APS News

April 2007 (Volume 16, Number 4)

Zero Gravity:The Lighter Side of Science

Footnotin' Frenzy

By Michael Berube

Editor’s Note: Michael Berube teaches literature and cultural studies at Penn State University. He is the author of the recently published tome What’s Liberal About the Liberal Arts? Until January, he also maintained an eponymous blog. In this excerpt from an October 2005 entry, he waxes ironical about authorial footnotes and the ongoing tension between science and the humanities as it relates to Thomas Kuhn.

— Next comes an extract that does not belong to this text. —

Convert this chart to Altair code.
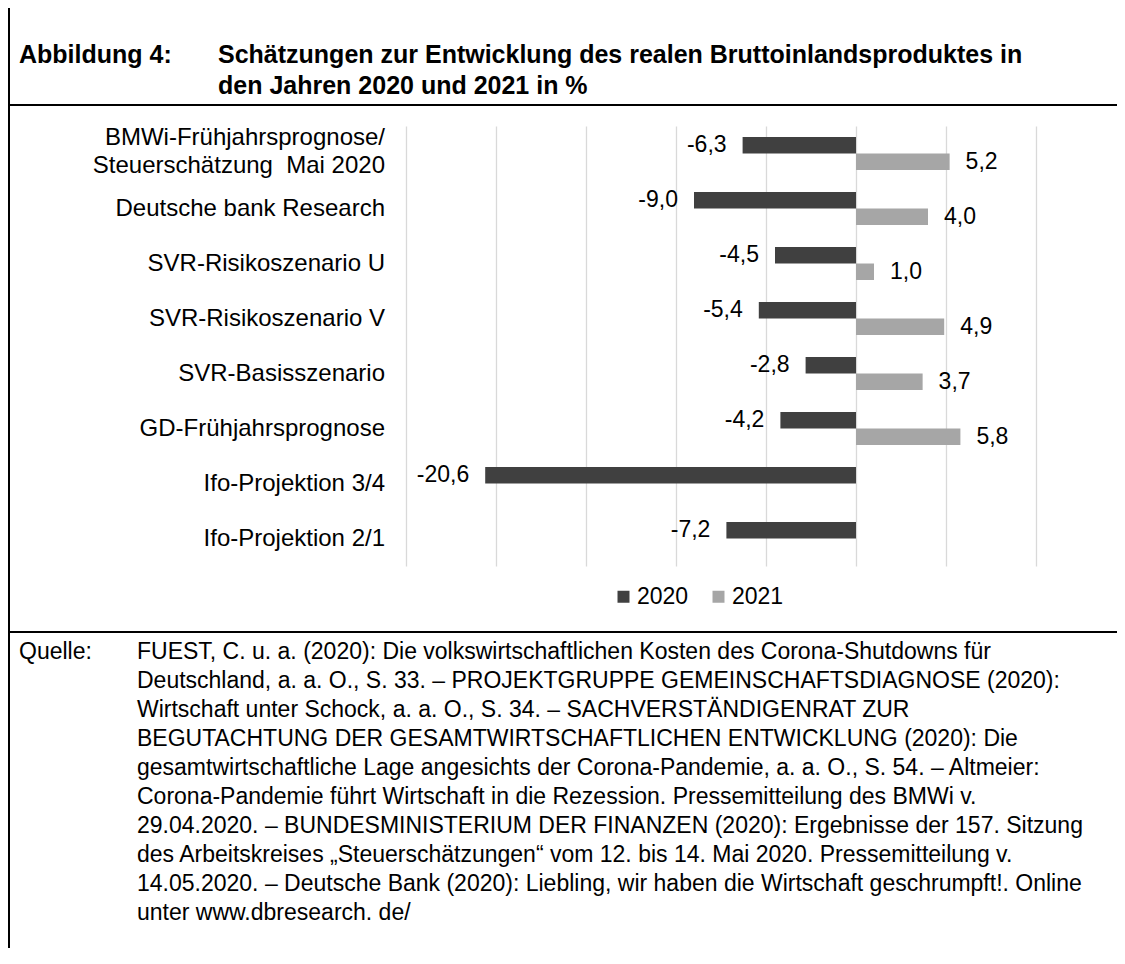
import altair as alt
import pandas as pd

categories = [
    "BMWi-Frühjahrsprognose/\nSteuerschätzung\u00a0 Mai 2020",
    "Deutsche bank Research",
    "SVR-Risikoszenario U",
    "SVR-Risikoszenario V",
    "SVR-Basisszenario",
    "GD-Frühjahrsprognose",
    "Ifo-Projektion 3/4",
    "Ifo-Projektion 2/1",
]
values_2020 = [-6.3, -9.0, -4.5, -5.4, -2.8, -4.2, -20.6, -7.2]
values_2021 = [5.2, 4.0, 1.0, 4.9, 3.7, 5.8, None, None]
years = ["2020", "2021"]
colors = ["#404040", "#a6a6a6"]
grid_values = [-25, -20, -15, -10, -5, 0, 5, 10]

title_number = "Abbildung 4:"
title_lines = [
    "Schätzungen zur Entwicklung des realen Bruttoinlandsproduktes in",
    "den Jahren 2020 und 2021 in %",
]
source_label = "Quelle:"
source_lines = [
    "FUEST, C. u. a. (2020): Die volkswirtschaftlichen Kosten des Corona-Shutdowns für",
    "Deutschland, a. a. O., S. 33. – PROJEKTGRUPPE GEMEINSCHAFTSDIAGNOSE (2020):",
    "Wirtschaft unter Schock, a. a. O., S. 34. – SACHVERSTÄNDIGENRAT ZUR",
    "BEGUTACHTUNG DER GESAMTWIRTSCHAFTLICHEN ENTWICKLUNG (2020): Die",
    "gesamtwirtschaftliche Lage angesichts der Corona-Pandemie, a. a. O., S. 54. – Altmeier:",
    "Corona-Pandemie führt Wirtschaft in die Rezession. Pressemitteilung des BMWi v.",
    "29.04.2020. – BUNDESMINISTERIUM DER FINANZEN (2020): Ergebnisse der 157. Sitzung",
    "des Arbeitskreises „Steuerschätzungen“ vom 12. bis 14. Mai 2020. Pressemitteilung v.",
    "14.05.2020. – Deutsche Bank (2020): Liebling, wir haben die Wirtschaft geschrumpft!. Online",
    "unter www.dbresearch. de/",
]

FONT = "Liberation Sans"

rows = []
for cat, a, b in zip(categories, values_2020, values_2021):
    for yr, v in zip(years, [a, b]):
        if v is not None:
            rows.append({"cat": cat, "year": yr, "value": v,
                         "label": f"{v:.1f}".replace(".", ",")})
df = pd.DataFrame(rows)
cat_df = pd.DataFrame({"cat": categories})

# plot area origin on page: (406, 126)
OX, OY = 406, 126
W, H = 630, 440

y_enc = alt.Y("cat:N", sort=categories, axis=None,
              scale=alt.Scale(domain=categories, paddingInner=0.4, paddingOuter=0.2))
yoff_enc = alt.YOffset("year:N", sort=years,
                       scale=alt.Scale(domain=years, paddingInner=0, paddingOuter=0))
x_scale = alt.Scale(domain=[-25, 10], nice=False, zero=False)

bars = alt.Chart(df).mark_bar().encode(
    x=alt.X("value:Q", scale=x_scale,
            axis=alt.Axis(values=grid_values, grid=True, labels=False, ticks=False,
                          domain=False, title=None, gridColor="#d9d9d9", gridWidth=1.3)),
    y=y_enc,
    yOffset=yoff_enc,
    color=alt.Color("year:N", sort=years,
                    scale=alt.Scale(domain=years, range=colors),
                    legend=alt.Legend(orient="none", legendX=206, legendY=459,
                                      direction="horizontal", title=None,
                                      symbolType="square", symbolSize=144,
                                      symbolStrokeWidth=0, labelFontSize=23,
                                      labelFont=FONT, labelColor="#000000",
                                      labelOffset=2, columnPadding=18)),
)

lab2020 = alt.Chart(df).transform_filter(alt.datum.year == "2020").mark_text(
    align="right", baseline="middle", dx=-16, fontSize=23, font=FONT, color="#000000"
).encode(x=alt.X("value:Q", scale=x_scale), y=y_enc, yOffset=yoff_enc, text="label:N")

lab2021 = alt.Chart(df).transform_filter(alt.datum.year == "2021").mark_text(
    align="left", baseline="middle", dx=16, fontSize=23, font=FONT, color="#000000"
).encode(x=alt.X("value:Q", scale=x_scale), y=y_enc, yOffset=yoff_enc, text="label:N")

cat_single = alt.Chart(cat_df).transform_filter(
    "indexof(datum.cat, '\\n') < 0"
).mark_text(
    align="right", baseline="middle", fontSize=24, font=FONT, color="#000000"
).encode(x=alt.value(385 - OX), y=y_enc, text="cat:N")

cat_multi = alt.Chart(cat_df).transform_filter(
    "indexof(datum.cat, '\\n') >= 0"
).mark_text(
    align="right", baseline="middle", fontSize=24, font=FONT, color="#000000",
    lineBreak="\n", lineHeight=28, dy=-16
).encode(x=alt.value(385 - OX), y=y_enc, text="cat:N")


def txt(s, px, py, bold=False, size=24, line_height=None, baseline="alphabetic"):
    kw = dict(align="left", baseline=baseline, fontSize=size, font=FONT,
              color="#000000", fontWeight="bold" if bold else "normal")
    if line_height:
        kw.update(lineBreak="\n", lineHeight=line_height)
    return alt.Chart(pd.DataFrame({"t": [s]})).mark_text(**kw).encode(
        x=alt.value(px - OX), y=alt.value(py - OY), text="t:N")


def rule(x1, y1, x2, y2, w=2):
    return alt.Chart(pd.DataFrame({"k": [0]})).mark_rule(
        color="#000000", strokeWidth=w).encode(
        x=alt.value(x1 - OX), x2=alt.value(x2 - OX),
        y=alt.value(y1 - OY), y2=alt.value(y2 - OY))


title_layers = [
    txt(title_number, 19, 63, bold=True, size=25),
    txt(title_lines[0], 218, 63, bold=True, size=25),
    txt(title_lines[1], 218, 94, bold=True, size=25),
]
source_layers = [
    txt(source_label, 19, 659, size=23),
    txt("\n".join(source_lines), 137, 659, size=23, line_height=29),
]
frame = [
    rule(9, 5, 9, 948),
    rule(8, 5, 1117, 5),
    rule(8, 105, 1117, 105),
    rule(8, 632, 1117, 632),
]

chart = alt.layer(
    bars, lab2020, lab2021, cat_single, cat_multi, *title_layers, *source_layers, *frame
).properties(
    width=W, height=H,
    autosize=alt.AutoSizeParams(type="none"),
    padding={"left": OX - 8, "top": OY - 8, "right": 1117 - (OX + W), "bottom": 948 - (OY + H)},
).configure(background="#ffffff").configure_view(stroke=None)

chart.save("out.html", embed_options={"renderer": "svg", "actions": False})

Even though footnotin’ is hard work, it’s not all tedium and Googling and visits to the stacks. Not at all! Some of footnotin’ involves real argumentin’, just in a tinier font at the back of the book.

The last time I got together with my editor, on a weekday evening in a midtown restaurant in New York, he flagged the opening pages of the chapter on my postmodernism seminar and said, “You might want to watch the mention of Kuhn–because, as you know, there are any number of readers out there who are really tired of humanities professors citing Kuhn and getting him wrong. Likewise with Gödel and Heisenberg on ‘incompleteness’ and ‘uncertainty’.”

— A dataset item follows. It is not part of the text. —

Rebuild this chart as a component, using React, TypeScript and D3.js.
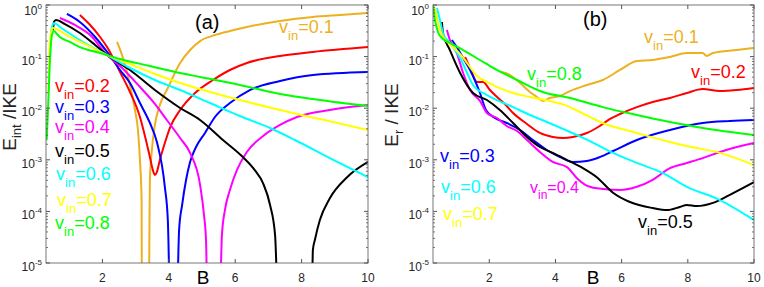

As you might imagine, this remark made me violently angry.  Yanking the bottle of pinot grigio from the ice bucket to my right, I smashed it on the edge of the table, stood up, and said, “All right, man.  I know all about those readers. And I’m as pissed off about sloppy appropriations of Kuhn as anyone.  But let me say one thing.”

At this point I had drawn the alarmed attention of all the diners-and-drinkers in the place, not least because I was waving the broken bottle around and making random stabbing motions. “I’ll put my reading of Kuhn up against anyone’s. Anyone’s, do you hear me? DO YOU HEAR ME? I’m serious, man–I don’t just go on about ‘paradigm’ this and ‘incommensurability’ that, people. I can take Kuhn’s examples about phlogiston and X-rays, and I can extrapolate them to Charles Messier’s late-eighteenth century catalog of stellar objects, or the early controversy over the determination of the Hubble constant, or the 1965 discovery of the cosmic microwave background radiation by Penzias and Wilson. GET IT? So don’t mess with my reading of Kuhn. Any of you.”

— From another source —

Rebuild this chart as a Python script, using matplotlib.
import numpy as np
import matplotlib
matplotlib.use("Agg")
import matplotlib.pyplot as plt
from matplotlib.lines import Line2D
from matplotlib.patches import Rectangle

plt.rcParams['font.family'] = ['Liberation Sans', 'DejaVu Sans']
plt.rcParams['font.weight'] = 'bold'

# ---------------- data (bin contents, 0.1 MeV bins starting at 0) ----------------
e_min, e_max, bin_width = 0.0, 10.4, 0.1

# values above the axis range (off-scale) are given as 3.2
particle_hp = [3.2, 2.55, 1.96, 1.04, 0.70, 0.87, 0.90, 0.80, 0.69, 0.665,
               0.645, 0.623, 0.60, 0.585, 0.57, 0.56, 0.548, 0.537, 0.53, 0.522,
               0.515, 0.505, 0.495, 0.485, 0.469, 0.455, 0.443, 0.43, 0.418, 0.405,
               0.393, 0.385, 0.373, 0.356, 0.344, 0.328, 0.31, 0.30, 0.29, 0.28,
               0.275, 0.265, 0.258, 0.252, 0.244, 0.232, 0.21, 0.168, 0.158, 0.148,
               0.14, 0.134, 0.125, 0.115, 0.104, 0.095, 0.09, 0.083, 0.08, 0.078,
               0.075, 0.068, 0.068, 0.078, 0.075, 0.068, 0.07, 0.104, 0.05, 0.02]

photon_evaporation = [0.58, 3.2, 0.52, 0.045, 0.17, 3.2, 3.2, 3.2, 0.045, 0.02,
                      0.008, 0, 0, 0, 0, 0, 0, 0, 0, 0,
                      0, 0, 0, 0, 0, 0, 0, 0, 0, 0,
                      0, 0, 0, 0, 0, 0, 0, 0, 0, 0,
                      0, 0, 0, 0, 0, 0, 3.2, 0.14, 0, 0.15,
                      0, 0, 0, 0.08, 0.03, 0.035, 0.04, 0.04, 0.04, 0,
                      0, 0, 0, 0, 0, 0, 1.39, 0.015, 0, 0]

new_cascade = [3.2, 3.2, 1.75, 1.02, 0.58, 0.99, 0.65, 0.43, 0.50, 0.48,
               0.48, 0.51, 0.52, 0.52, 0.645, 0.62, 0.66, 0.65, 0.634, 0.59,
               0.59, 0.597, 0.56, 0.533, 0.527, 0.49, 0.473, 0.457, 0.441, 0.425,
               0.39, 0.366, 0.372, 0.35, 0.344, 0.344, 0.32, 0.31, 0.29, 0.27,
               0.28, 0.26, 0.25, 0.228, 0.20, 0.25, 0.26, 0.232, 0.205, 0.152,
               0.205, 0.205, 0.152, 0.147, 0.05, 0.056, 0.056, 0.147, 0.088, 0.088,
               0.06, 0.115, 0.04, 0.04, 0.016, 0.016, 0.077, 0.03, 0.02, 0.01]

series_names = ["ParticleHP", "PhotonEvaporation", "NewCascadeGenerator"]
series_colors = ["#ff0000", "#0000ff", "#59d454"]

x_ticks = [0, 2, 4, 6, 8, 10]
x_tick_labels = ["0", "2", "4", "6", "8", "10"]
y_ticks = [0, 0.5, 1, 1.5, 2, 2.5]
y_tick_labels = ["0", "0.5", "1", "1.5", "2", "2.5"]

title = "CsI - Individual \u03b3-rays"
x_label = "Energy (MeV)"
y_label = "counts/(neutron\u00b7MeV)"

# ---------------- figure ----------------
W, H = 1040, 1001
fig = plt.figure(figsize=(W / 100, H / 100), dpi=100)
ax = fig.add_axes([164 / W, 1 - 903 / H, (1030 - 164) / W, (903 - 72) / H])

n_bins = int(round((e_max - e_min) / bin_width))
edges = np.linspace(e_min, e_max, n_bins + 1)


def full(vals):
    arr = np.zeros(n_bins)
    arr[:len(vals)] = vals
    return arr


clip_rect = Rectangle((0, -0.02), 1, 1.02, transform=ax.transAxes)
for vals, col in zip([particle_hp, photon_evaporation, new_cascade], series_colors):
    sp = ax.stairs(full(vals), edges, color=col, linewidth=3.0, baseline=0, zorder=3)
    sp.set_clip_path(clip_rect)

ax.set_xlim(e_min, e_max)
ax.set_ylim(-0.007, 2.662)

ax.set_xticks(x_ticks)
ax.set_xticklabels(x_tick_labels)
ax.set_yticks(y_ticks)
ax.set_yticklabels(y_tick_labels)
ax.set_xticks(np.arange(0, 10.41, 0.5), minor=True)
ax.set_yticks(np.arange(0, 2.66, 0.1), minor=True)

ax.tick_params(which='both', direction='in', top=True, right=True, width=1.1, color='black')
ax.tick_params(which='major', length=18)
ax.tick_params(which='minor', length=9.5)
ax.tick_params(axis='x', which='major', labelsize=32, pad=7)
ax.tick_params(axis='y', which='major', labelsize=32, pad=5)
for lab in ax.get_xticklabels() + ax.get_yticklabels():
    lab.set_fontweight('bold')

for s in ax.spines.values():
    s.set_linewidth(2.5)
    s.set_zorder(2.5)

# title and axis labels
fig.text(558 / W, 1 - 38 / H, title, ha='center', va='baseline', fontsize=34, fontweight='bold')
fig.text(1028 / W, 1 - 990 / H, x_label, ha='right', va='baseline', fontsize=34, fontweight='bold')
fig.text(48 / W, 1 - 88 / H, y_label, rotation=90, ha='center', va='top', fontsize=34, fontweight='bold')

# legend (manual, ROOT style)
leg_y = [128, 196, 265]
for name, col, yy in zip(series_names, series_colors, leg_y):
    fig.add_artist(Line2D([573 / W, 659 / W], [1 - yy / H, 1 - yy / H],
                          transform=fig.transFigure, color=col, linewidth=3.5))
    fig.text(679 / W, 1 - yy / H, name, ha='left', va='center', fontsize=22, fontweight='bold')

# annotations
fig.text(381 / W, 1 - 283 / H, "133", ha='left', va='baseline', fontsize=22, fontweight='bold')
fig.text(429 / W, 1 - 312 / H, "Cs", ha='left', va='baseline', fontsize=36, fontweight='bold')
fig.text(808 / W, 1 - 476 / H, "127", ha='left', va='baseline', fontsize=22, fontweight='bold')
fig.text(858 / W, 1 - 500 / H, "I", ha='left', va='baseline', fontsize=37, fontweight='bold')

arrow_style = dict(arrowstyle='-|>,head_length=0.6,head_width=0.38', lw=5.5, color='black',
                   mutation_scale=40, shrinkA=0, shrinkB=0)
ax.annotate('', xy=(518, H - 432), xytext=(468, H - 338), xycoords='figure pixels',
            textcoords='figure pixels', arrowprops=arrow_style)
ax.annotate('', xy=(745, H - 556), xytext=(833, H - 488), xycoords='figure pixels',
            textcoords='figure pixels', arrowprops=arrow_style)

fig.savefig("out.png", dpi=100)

There were a few moments of silence, punctuated only by some nervous clattering of silverware.  Then a conservatively-dressed man in his early fifties got up from a table fifteen or twenty feet away. “People like you,” he said, trying to stare me down, “read Kuhn backwards by means of Feyerabend’s Against Method, and as a result, you make him out to be some kind of Age of Aquarius irrationalist who thinks that scientists run from paradigm to paradigm for no damn reason.” Then he tossed his napkin across the table. “And if you want to deny it, I suggest we step outside.”

Fortunately for that guy, the maitre d’ intervened at just that moment, imploring me to “settle this peacefully,” preferably with a footnote to the sixth chapter. And cooler heads prevailed.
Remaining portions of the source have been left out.